On Friday 09 September 2005 11:43, Bryan J. Smith wrote:
Lamar Owen lowen@pari.edu wrote:
This seems a good application for differential or 'patch' RPM's and a CVS-like RPM repository. The mirroring
But now you're talking GBs of binary data, and "real-time" resolution by 1,000s of clients!
Yes, it's techncially possible to leverage XDelta and other support to do this. And you're going to burden your server with a massive amount of overhead that you don't have when you simply share stuff out via HTTP.

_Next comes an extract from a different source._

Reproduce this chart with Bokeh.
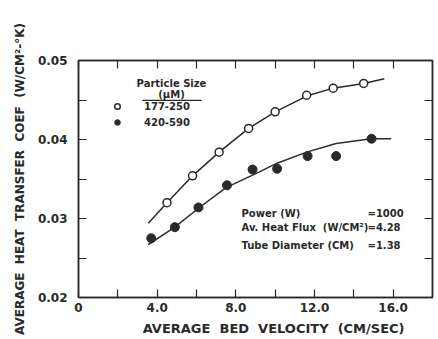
from bokeh.plotting import figure
from bokeh.models import (Range1d, FixedTicker, LinearAxis, Label, Legend, LegendItem,
                          CustomJSTickFormatter, Title)
from bokeh.embed import file_html
from bokeh.resources import INLINE

# ---- data ----
open_x = [4.5, 5.8, 7.15, 8.65, 10.0, 11.6, 12.95, 14.5]
open_y = [0.0320, 0.0354, 0.0384, 0.0414, 0.0435, 0.0456, 0.0465, 0.0471]
filled_x = [3.7, 4.9, 6.1, 7.55, 8.85, 10.1, 11.65, 13.1, 14.9]
filled_y = [0.0275, 0.0289, 0.0314, 0.0342, 0.0362, 0.0363, 0.0379, 0.0379, 0.0401]

open_fit_x = [3.55, 4.5, 5.8, 7.15, 8.65, 10.0, 11.6, 12.95, 14.5, 15.55]
open_fit_y = [0.0294, 0.0320, 0.0354, 0.0384, 0.0414, 0.0435, 0.0455, 0.0465, 0.0471, 0.0477]
filled_fit_x = [3.55, 4.9, 6.1, 7.5, 9.2, 10.1, 11.6, 13.1, 14.9, 15.9]
filled_fit_y = [0.0267, 0.0289, 0.0313, 0.0339, 0.0359, 0.0370, 0.0384, 0.0395, 0.0401, 0.0401]

series_labels = ["177-250", "420-590"]
x_major = [0, 4, 8, 12, 16]
x_minor = [2, 6, 10, 14]
y_major = [0.02, 0.03, 0.04, 0.05]
y_minor = [0.025, 0.035, 0.045]
info_names = ["Power (W)", "Av. Heat Flux\u00a0 (W/CM\u00b2)", "Tube Diameter (CM)"]
info_values = ["=1000", "=4.28", "=1.38"]
x_title = "AVERAGE \u00a0BED \u00a0VELOCITY \u00a0(CM/SEC)"
y_title = "AVERAGE \u00a0HEAT \u00a0TRANSFER \u00a0COEF \u00a0(W/CM\u00b2-\u00b0K)"

# ---- layout ----
W, H = 438, 338
FL, FR, FT, FB = 78, 432, 60, 298
X0, X1, Y0, Y1 = 0, 18, 0.02, 0.05
INK = "#2a2a2a"
FONT = "DejaVu Sans"
NB = "\u00a0"


def dx(cx):
    return X0 + (cx - FL) * (X1 - X0) / (FR - FL)


def dy(cy):
    return Y0 + (FB - cy) * (Y1 - Y0) / (FB - FT)


p = figure(width=W, height=H, output_backend="svg", toolbar_location=None,
           x_range=Range1d(X0, X1), y_range=Range1d(Y0, Y1),
           min_border_left=FL, min_border_right=W - FR,
           min_border_top=FT, min_border_bottom=H - FB)
p.grid.visible = False
p.outline_line_color = INK
p.outline_line_width = 1.5
p.background_fill_color = "white"
p.border_fill_color = "white"

xa = p.xaxis[0]
xa.ticker = FixedTicker(ticks=x_major, minor_ticks=x_minor)
xa.formatter = CustomJSTickFormatter(code="return tick == 0 ? '0' : tick.toFixed(1);")
ya = p.yaxis[0]
ya.ticker = FixedTicker(ticks=y_major, minor_ticks=y_minor)
ya.formatter = CustomJSTickFormatter(code="return tick.toFixed(2);")
for ax in (xa, ya):
    ax.major_tick_in = 8
    ax.major_tick_out = 0
    ax.minor_tick_in = 8
    ax.minor_tick_out = 0
    ax.axis_line_color = INK
    ax.axis_line_width = 1.5
    ax.major_tick_line_color = INK
    ax.minor_tick_line_color = INK
    ax.major_tick_line_width = 1.2
    ax.minor_tick_line_width = 1.2
    ax.major_label_text_font = FONT
    ax.major_label_text_font_style = "bold"
    ax.major_label_text_font_size = "12px"
    ax.major_label_text_color = INK
    ax.axis_label_text_font = FONT
    ax.axis_label_text_font_style = "bold"
    ax.axis_label_text_color = INK
xa.major_label_standoff = 5
ya.major_label_standoff = 11
xa.axis_label = NB * 8 + x_title
xa.axis_label_text_font_size = "13px"
xa.axis_label_standoff = 6

p.add_layout(Title(text=y_title, align="center", offset=24, standoff=15,
                   text_font=FONT, text_font_size="12px", text_font_style="bold",
                   text_color=INK), "left")

blank = "return '';"
top = LinearAxis(ticker=FixedTicker(ticks=x_major + x_minor, minor_ticks=[]),
                 formatter=CustomJSTickFormatter(code=blank),
                 major_tick_in=8, major_tick_out=0, axis_line_color=INK, axis_line_width=1.5,
                 major_tick_line_color=INK, major_tick_line_width=1.2, major_label_standoff=0)
right = LinearAxis(ticker=FixedTicker(ticks=y_major + y_minor, minor_ticks=[]),
                   formatter=CustomJSTickFormatter(code=blank),
                   major_tick_in=8, major_tick_out=0, axis_line_color=INK, axis_line_width=1.5,
                   major_tick_line_color=INK, major_tick_line_width=1.2, major_label_standoff=0)
p.add_layout(top, "above")
p.add_layout(right, "right")

# curves and points
p.line(open_fit_x, open_fit_y, line_color=INK, line_width=1.5)
p.line(filled_fit_x, filled_fit_y, line_color=INK, line_width=1.5)
r_open = p.scatter(open_x, open_y, marker="circle", size=8, fill_color="white",
                   line_color=INK, line_width=1.5)
r_fill = p.scatter(filled_x, filled_y, marker="circle", size=9, fill_color=INK,
                   line_color=INK, line_width=1)

legend = Legend(items=[LegendItem(label=series_labels[0], renderers=[r_open]),
                       LegendItem(label=series_labels[1], renderers=[r_fill])],
                location=(32, 167), padding=0, margin=0, spacing=0,
                glyph_width=14, glyph_height=16, label_height=16, label_standoff=20,
                background_fill_alpha=0, border_line_alpha=0,
                label_text_font=FONT, label_text_font_size="10px",
                label_text_font_style="bold", label_text_color=INK)
p.add_layout(legend, "center")


def lab(text, cx, cy, size="10px", align="left", angle=0.0, style="bold"):
    p.add_layout(Label(x=dx(cx), y=dy(cy), text=text, text_font=FONT,
                       text_font_size=size, text_font_style=style, text_color=INK,
                       text_align=align, text_baseline="middle", angle=angle))


lab("Particle Size", 171, 83, align="center")
lab("(\u00b5M)", 171, 94, align="center")
p.segment(x0=[dx(142)], y0=[dy(100)], x1=[dx(201)], y1=[dy(100)], line_color=INK, line_width=1.2)

for i, (n, v) in enumerate(zip(info_names, info_values)):
    cy = [214, 228, 246][i]
    lab(n, 241, cy)
    lab(v, 367, cy)

open("out.html", "w").write(file_html(p, INLINE))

It depends on the implementation. You in your other delta message spell out essentially the same idea.
Think about it. ;->
I have, repeatedly. If the RPMs in question are stored with the payload unpacked, and binary deltas against each file (similar to the CVS repository v file) stored, then what is happening is not quite as CPU-intensive as you make it out to be. Most patches are a few bytes here and there in an up to a few megabyte executable, with most package patches touching one or a few files, but typically not touching every binary in the package. You store the patch (applied with xdelta or similar) and build the payload on the fly (simple CPIO here). You send an RPM out that was packed by the server, which is I/O bound, not CPU bound. With forethought to those things that can be prebuilt versus those things that have to be generated realtime, the amount of realtime generation can be minimized, I think.

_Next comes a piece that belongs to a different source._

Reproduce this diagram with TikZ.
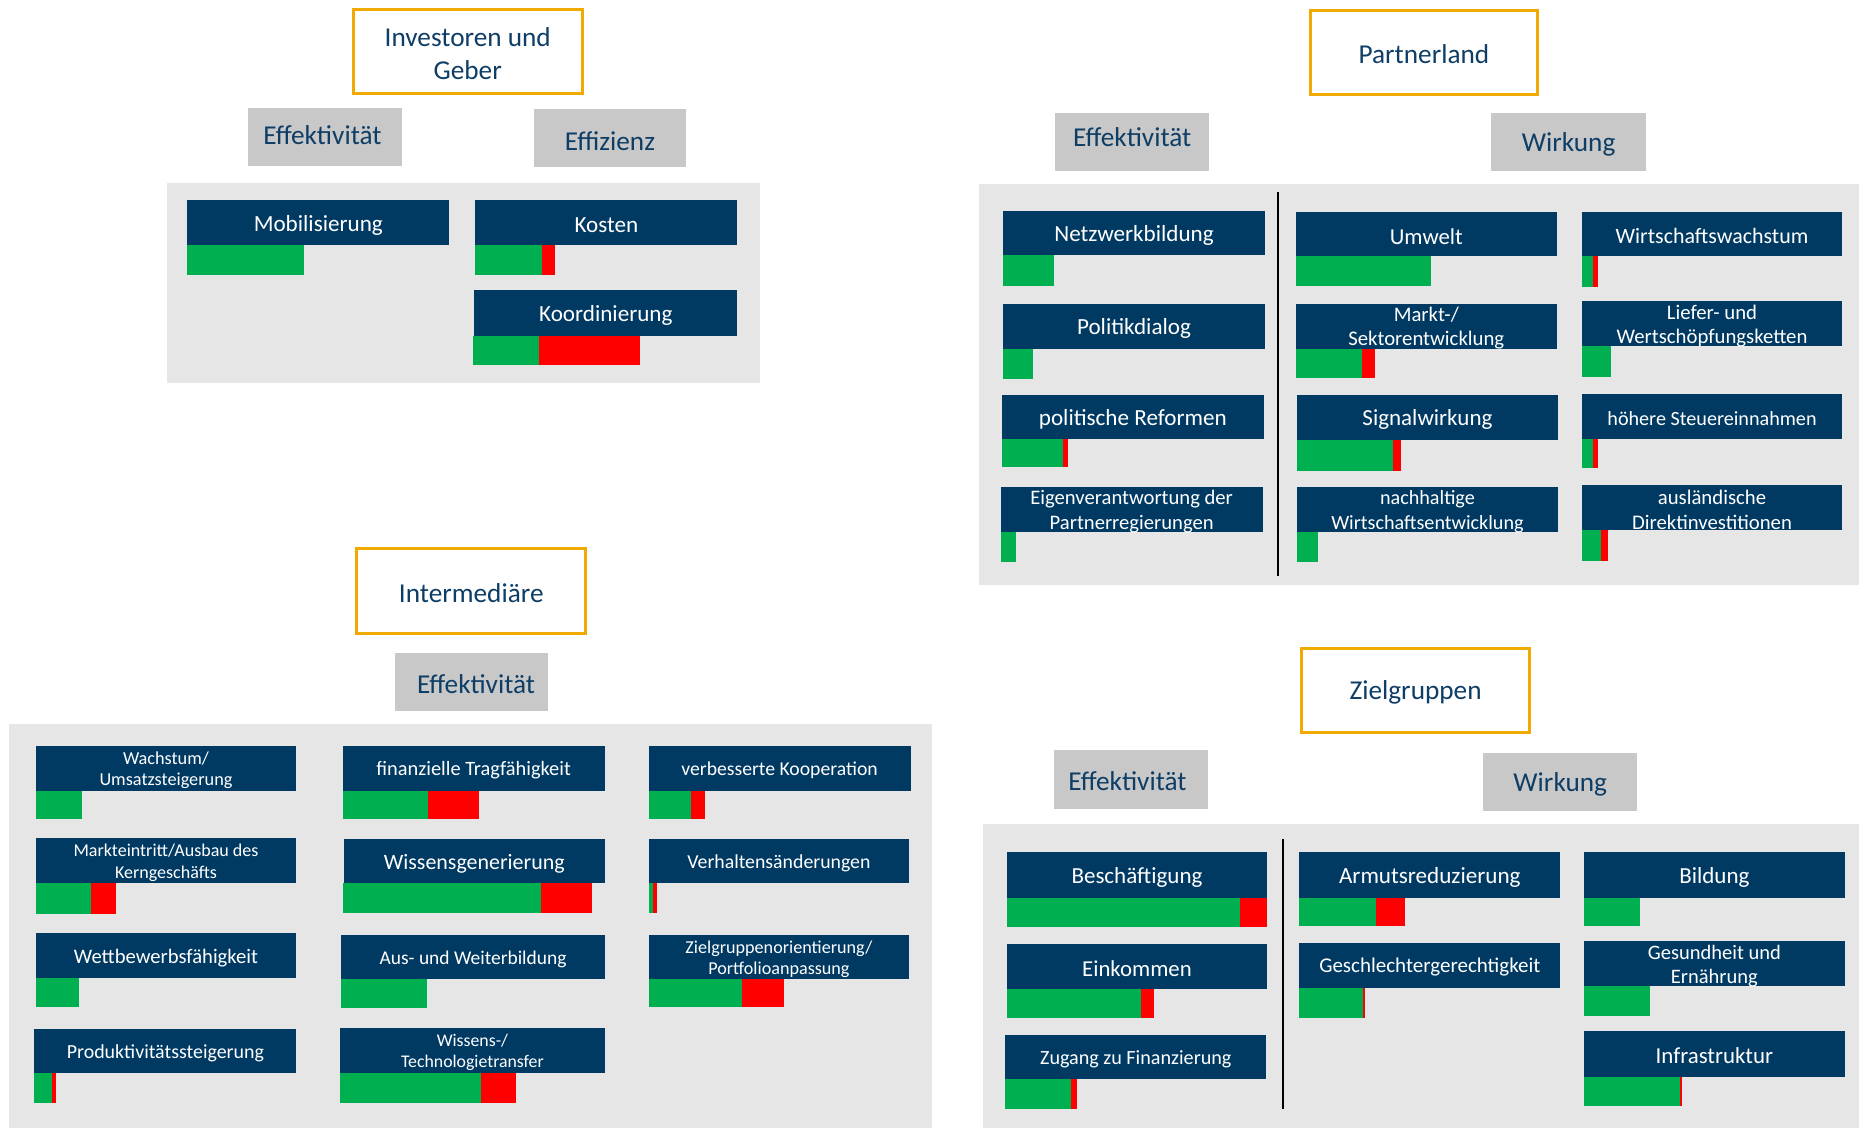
\documentclass[tikz,border=0pt]{standalone}
\usepackage{fontspec}
\setmainfont{Carlito}
\definecolor{navy}{RGB}{0,58,99}
\definecolor{lbltext}{RGB}{14,62,102}
\definecolor{orangeb}{RGB}{240,170,0}
\definecolor{gbarc}{RGB}{0,176,80}
\definecolor{rbarc}{RGB}{255,0,0}
\definecolor{panelgray}{RGB}{230,230,230}
\definecolor{lblgray}{RGB}{200,200,200}
\tikzset{
  headbox/.style={rectangle, fill=navy, inner sep=0pt, outer sep=0pt},
  htext/.style={text=white, align=center, inner sep=0pt, yshift=-1.8pt},
  titlebox/.style={rectangle, draw=orangeb, line width=2.5pt, fill=white, inner sep=0pt},
  titletxt/.style={text=lbltext, align=center, inner sep=0pt, yshift=-1.5pt, font=\fontsize{23}{28}\selectfont},
  lblbox/.style={rectangle, fill=lblgray, inner sep=0pt, outer sep=0pt},
  lbltxt/.style={text=lbltext, inner sep=0pt, yshift=-1.8pt, font=\fontsize{23}{28}\selectfont},
  panel/.style={fill=panelgray},
  sepline/.style={draw=black, line width=2pt},
}
% name, x1, y1, x2, y2, fontsize, skip, text
\newcommand{\hd}[8]{%
  \node[headbox, minimum width={(#4-#2)*1pt}, minimum height={(#5-#3)*1pt}] (#1) at ({(#2+#4)/2},{(#3+#5)/2}) {};
  \node[htext, font={\fontsize{#6}{#7}\selectfont}] (#1-t) at (#1.center) {#8};}
% green x1 x2, y1 y2
\newcommand{\gb}[4]{\fill[gbarc] (#1,#3) rectangle (#2,#4);}
\newcommand{\rb}[4]{\fill[rbarc] (#1,#3) rectangle (#2,#4);}
% name, x1,y1,x2,y2, textx, texty, text
\newcommand{\lb}[8]{%
  \node[lblbox, minimum width={(#4-#2)*1pt}, minimum height={(#5-#3)*1pt}] (#1) at ({(#2+#4)/2},{(#3+#5)/2}) {};
  \node[lbltxt] (#1-t) at (#6,#7) {#8};}
% name, x1,y1,x2,y2, text
\newcommand{\tb}[6]{%
  \node[titlebox, minimum width={(#4-#2)*1pt}, minimum height={(#5-#3)*1pt}] (#1) at ({(#2+#4)/2},{(#3+#5)/2}) {};
  \node[titletxt] (#1-t) at (#1.center) {#6};}
\begin{document}
\begin{tikzpicture}[x=1pt,y=-1pt]
\useasboundingbox (0,0) rectangle (1568,951);
\fill[white] (0,0) rectangle (1568,951);

% ===== Investoren und Geber =====
\tb{inv}{298}{8}{491}{79}{Investoren und\\Geber}
\lb{inveff}{209}{91}{339}{140}{272}{112}{Effektivität}
\lb{invefz}{450}{92}{579}{141}{514.5}{117}{Effizienz}
\fill[panel] (141,154) rectangle (641,323);
\hd{mob}{158}{169}{379}{207}{19.5}{23}{Mobilisierung}
\gb{158}{256}{207}{232}
\hd{kos}{401}{169}{622}{207}{19.5}{23}{Kosten}
\gb{401}{457}{207}{232}\rb{457}{468}{207}{232}
\hd{koo}{400}{245}{622}{283}{19.5}{23}{Koordinierung}
\gb{399}{455}{283}{308}\rb{455}{540}{283}{308}

% ===== Partnerland =====
\tb{par}{1105}{9}{1297}{80}{Partnerland}
\lb{pareff}{890}{95}{1020}{144}{955}{114}{Effektivität}
\lb{parwir}{1258}{95}{1388}{144}{1323}{120}{Wirkung}
\fill[panel] (826,155) rectangle (1568,493);
\coordinate (ps1) at (1078,162);
\coordinate (ps2) at (1078,486);
\draw[sepline] (ps1) -- (ps2);
\hd{net}{846}{178}{1067}{215}{19.5}{23}{Netzwerkbildung}
\gb{846}{889}{215}{241}
\hd{pol}{846}{256}{1067}{294}{19.5}{23}{Politikdialog}
\gb{846}{871}{294}{320}
\hd{ref}{845}{333}{1066}{370}{19.5}{23}{politische Reformen}
\gb{845}{897}{370}{394}\rb{897}{901}{370}{394}
\hd{eig}{844}{411}{1065}{449}{17.4}{21}{Eigenverantwortung der\\Partnerregierungen}
\gb{844}{857}{449}{474}
\hd{umw}{1093}{179}{1313}{216}{19.2}{23}{Umwelt}
\gb{1093}{1207}{216}{241}
\hd{mar}{1093}{256}{1313}{294}{17.5}{20}{Markt-/\\Sektorentwicklung}
\gb{1093}{1149}{294}{319}\rb{1149}{1160}{294}{319}
\hd{sig}{1094}{333}{1314}{371}{19.4}{23}{Signalwirkung}
\gb{1094}{1175}{371}{397}\rb{1175}{1182}{371}{397}
\hd{nac}{1094}{411}{1314}{449}{17}{21}{nachhaltige\\Wirtschaftsentwicklung}
\gb{1094}{1112}{449}{474}
\hd{wir}{1334}{179}{1554}{216}{18.5}{23}{Wirtschaftswachstum}
\gb{1334}{1344}{216}{242}\rb{1344}{1348}{216}{242}
\hd{lie}{1334}{254}{1554}{292}{17.5}{20}{Liefer- und\\Wertschöpfungsketten}
\gb{1334}{1359}{292}{318}
\hd{ste}{1334}{332}{1554}{370}{17}{21}{höhere Steuereinnahmen}
\gb{1334}{1344}{370}{395}\rb{1344}{1348}{370}{395}
\hd{aus}{1334}{409}{1554}{447}{17.5}{21}{ausländische\\Direktinvestitionen}
\gb{1334}{1350}{447}{473}\rb{1350}{1356}{447}{473}

% ===== Intermediäre =====
\tb{int}{301}{463}{494}{534}{Intermediäre}
\lb{inteff}{333}{551}{462}{600}{401.5}{575}{Effektivität}
\fill[panel] (8,611) rectangle (786,951);
\hd{wac}{30}{629}{250}{667}{15.4}{18}{Wachstum/\\Umsatzsteigerung}
\gb{30}{69}{667}{691}
\hd{mkt}{30}{707}{250}{745}{15.2}{18}{Markteintritt/Ausbau des\\Kerngeschäfts}
\gb{30}{77}{745}{771}\rb{77}{98}{745}{771}
\hd{wet}{30}{787}{250}{825}{17.4}{21}{Wettbewerbsfähigkeit}
\gb{30}{67}{825}{849}
\hd{pro}{29}{868}{250}{905}{16.8}{21}{Produktivitätssteigerung}
\gb{29}{44}{905}{930}\rb{44}{47}{905}{930}
\hd{fin}{289}{629}{510}{667}{17.2}{21}{finanzielle Tragfähigkeit}
\gb{289}{361}{667}{691}\rb{361}{404}{667}{691}
\hd{wis}{290}{708}{510}{745}{18.5}{22}{Wissensgenerierung}
\gb{289}{456}{745}{770}\rb{456}{499}{745}{770}
\hd{awb}{288}{789}{510}{826}{16.4}{20}{Aus- und Weiterbildung}
\gb{288}{360}{826}{850}
\hd{wtt}{287}{867}{510}{905}{15}{18}{Wissens-/\\Technologietransfer}
\gb{287}{406}{905}{930}\rb{406}{435}{905}{930}
\hd{kop}{547}{629}{768}{667}{16.6}{20}{verbesserte Kooperation}
\gb{547}{583}{667}{691}\rb{583}{595}{667}{691}
\hd{ver}{547}{708}{767}{745}{16.7}{20}{Verhaltensänderungen}
\gb{547}{551}{745}{770}\rb{551}{554}{745}{770}
\hd{zgo}{547}{789}{767}{826}{15.3}{18}{Zielgruppenorientierung/\\Portfolioanpassung}
\gb{547}{626}{826}{849}\rb{626}{661}{826}{849}

% ===== Zielgruppen =====
\tb{zie}{1098}{547}{1290}{618}{Zielgruppen}
\lb{zieeff}{889}{633}{1019}{682}{951}{657}{Effektivität}
\lb{ziewir}{1251}{635}{1381}{684}{1316}{660}{Wirkung}
\fill[panel] (829,695) rectangle (1568,951);
\coordinate (zs1) at (1082,708);
\coordinate (zs2) at (1082,935);
\draw[sepline] (zs1) -- (zs2);
\hd{bes}{849}{719}{1069}{757}{19.4}{23}{Beschäftigung}
\gb{849}{1046}{757}{782}\rb{1046}{1069}{757}{782}
\hd{ein}{849}{796}{1069}{834}{19.2}{23}{Einkommen}
\gb{849}{962}{834}{859}\rb{962}{973}{834}{859}
\hd{zug}{848}{873}{1068}{910}{17}{21}{Zugang zu Finanzierung}
\gb{848}{903}{910}{935}\rb{903}{908}{910}{935}
\hd{arm}{1096}{719}{1316}{757}{19.5}{23}{Armutsreduzierung}
\gb{1096}{1161}{757}{781}\rb{1161}{1185}{757}{781}
\hd{ges}{1096}{795}{1316}{833}{17.7}{21}{Geschlechtergerechtigkeit}
\gb{1096}{1150}{833}{859}\rb{1150}{1151.5}{833}{859}
\hd{bil}{1336}{719}{1556}{757}{19.4}{23}{Bildung}
\gb{1336}{1383}{757}{781}
\hd{gee}{1336}{794}{1556}{832}{17.3}{20}{Gesundheit und\\Ernährung}
\gb{1336}{1392}{832}{857}
\hd{inf}{1336}{870}{1556}{908}{19.3}{23}{Infrastruktur}
\gb{1336}{1417}{908}{933}\rb{1417}{1418.5}{908}{933}
\end{tikzpicture}
\end{document}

CPU, memory, disk, etc... will be _expoentially_ increased.
Prove exponential CPU usage increase. If designed intelligently, it might be no more intensive than rsync, which is doing much of what is required already. Would need information on the loading of rsync on a server.
As I said, check in GBs of different binarie revisions to CVS and share the same out in multiple trees via HTTP. Now monitor the difference in load when you have 1, 2, 4, 8 ... 1024 clients connect!
That's because CVS as it stands is inefficient with binaries.
It is _not_ feasible, period.
Think outside the CVS box, Bryan. I did not say 'Use CVS for this'; I said 'Use a CVS-like system for this' meaning simply the guts of the mechanism. CVS per se would be horribly inefficient for this purpose.
Store the unpacked RPMs and binary deltas for each file. Store prebuilt headers if needed. Trust the server to sign on the fly rather than at build time (I/O bound). Pack the payload on the fly with CPIO (I/O bound). Send the RPM out (I/O bound) when needed. Mirrors rsync the whole unpacked repository (I/O bound).
Are there issues with this? Of course there are. But the tradeoff is mirroring many GB of RPM's (rsync has to take some CPU for mirroring this large of a collection) versus mirroring fewer GB of unpacked RPM's plus binary deltas, and signing the on-the-fly RPM. Yes, it will take more CPU, but I think linearly more CPU and not exponentially. Of course, it would have to be tried. The many GB of mirror has got to have many GB of redundancy in it.
The size of the updates is getting out of control; for those with limited bandwidth it becomes very difficult to stay up to date.